Melbourne – Animal Justice Party: Lawrence Pope

Lawrence Pope (Animal Justice Party candidate for Melbourne)

Lawrence Pope (Animal Justice Party candidate for Melbourne)

Lawrence Pope was born in Diamond Valley in 1960 and graduated from La Trobe University and the University of Melbourne. He lives in North Carlton.

Pope has been an animal rights advocate for more than 20 years, and in this election is standing as the Animal Justice Party’s candidate for the state seat of Melbourne.

He started working in mental health and had his first experiences of looking out for the wellbeing of animals after leaving university. Pope has served as an office bearer with Animal Liberation and was president of the Humane Society for Animal Welfare, where he ran high profile campaigns on jumps racing, steel-jawed and glue board traps, flying fox conservation, cat sterilisation and unsafe backyard fruit tree netting.

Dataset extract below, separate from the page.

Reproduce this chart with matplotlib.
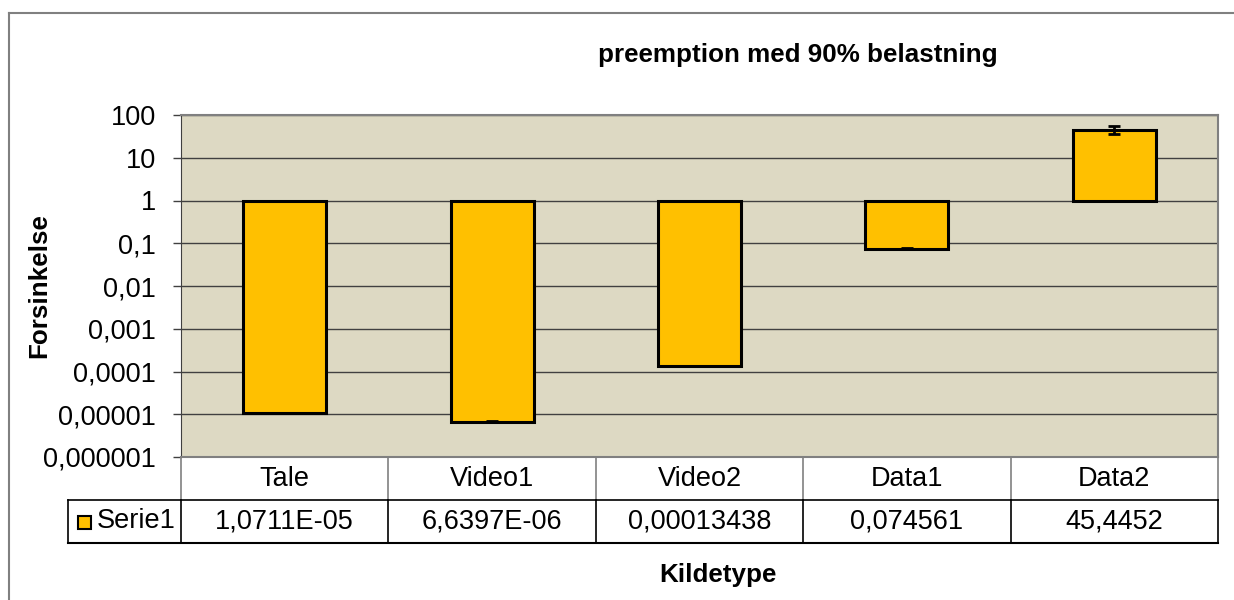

However, believing animal issues were not being adequately addressed by other animal groups, Pope created the Victorian Advocates for Animals.

“The Victorian Advocates for Animals (VAFA) came out of the Victorian Animal Welfare Association which, years ago, I set up to provide an alternative voice for other species specifically in Melbourne on a range of issues that were hot in the late 1990s and didn’t seem to be addressed by some of the other groups,” Pope said on 3CR in 2016.

“Of course, you have a myriad of issues and a small number of groups and people and everybody does their best to make a difference in a particular area, but there were a couple of pockets that I thought needed special focus.”

Contesting a Victorian state election for the first time, Pope has called for legislation to ban people from handling firearms unless they have a blood alcohol level of zero. While Victorian law states people cannot handle firearms while intoxicated, it does not define what the minimum blood alcohol level is for a person to be considered intoxicated in this case.

Pope has called for a ‘cruelty offenders’ register and the reintroduction of “hard labour” as an option for magistrates to sentence people convicted of serious crimes, including crimes against animals.

He also wants to abolish unsafe fruit tree netting which could entrap animals like sugar gliders, end duck shooting, and to plant more native Australian trees in parks and gardens.

A tight race between the Labor party and the Greens in the seat it is conceivable that it could come down to preferences from the Animal Justice Party to decide the next member for Melbourne.